Pricing Kennedy Capacitor
Essay by William Ccucho • November 16, 2017 • Study Guide • 502 Words (3 Pages) • 2,449 Views
Kennedy Capacitor assignment
- Why is the industry in such a mess? What factors have contributed to the mess?
Highly competitive market. In 2003, Kennedy was the market leader with 50% market share, Hamilton with 25% share, Lawford and Steward with 12-13%, and AG with 1%. However, after 7 years, market share becomes more and more even between competitors. No leader has the market power to dictate the price umbrella (i.e. Lawford doubled its share to 28% and AG went from 1 to 16%, mainly because they introduced a lower price line of capacitors)
Overcapacity along with declining demand cause suppliers to cut their prices in order to cover their fixed cost. Also, because of low barriers to entry, new competitors obtain more market share by lowering industry price. In May 2010 companies are bidding below $1/kvar. The price has been consistently decreasing since 1976 when it was at $16/kvar since then price dropped over 40% in 4 years to $9/kvar in 1980 and decreasing by about $2/kvar each decade.

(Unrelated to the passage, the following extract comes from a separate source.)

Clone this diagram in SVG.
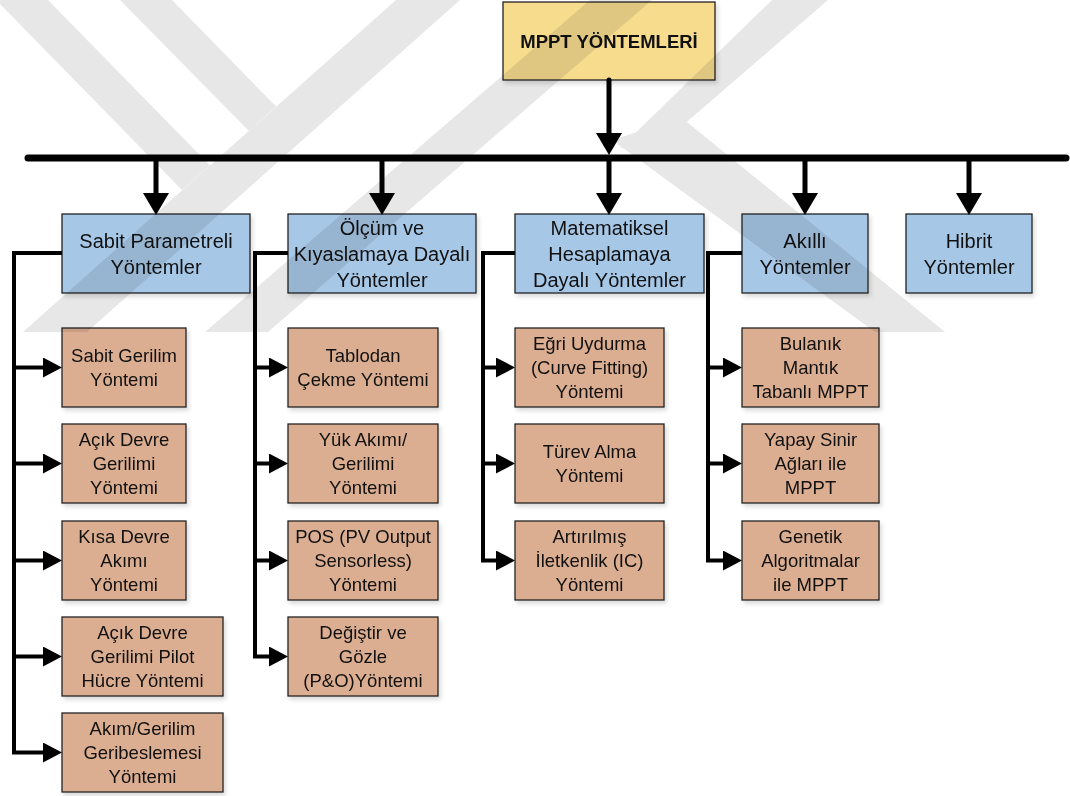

Commoditized product: There is an excess supply of capacitors with not enough differentiation. While Kennedy prides itself in providing high quality capacitors, clients don’t care about quality standards. Clients are price sensitive and their decision is made based on the lowest price over lifetime.
Confusing pricing policy: Published price list becomes inconsistent, there were no price discipline for sales forces i.e. given discount up to 40% of book price, more than 28 changes in their prices under two years. Also, no cancellation penalties made easy for customers to switch companies.
- Evaluate Kennedy’s past pricing strategy in particular and marketing strategy in general. What would you have done differently if at all? Why?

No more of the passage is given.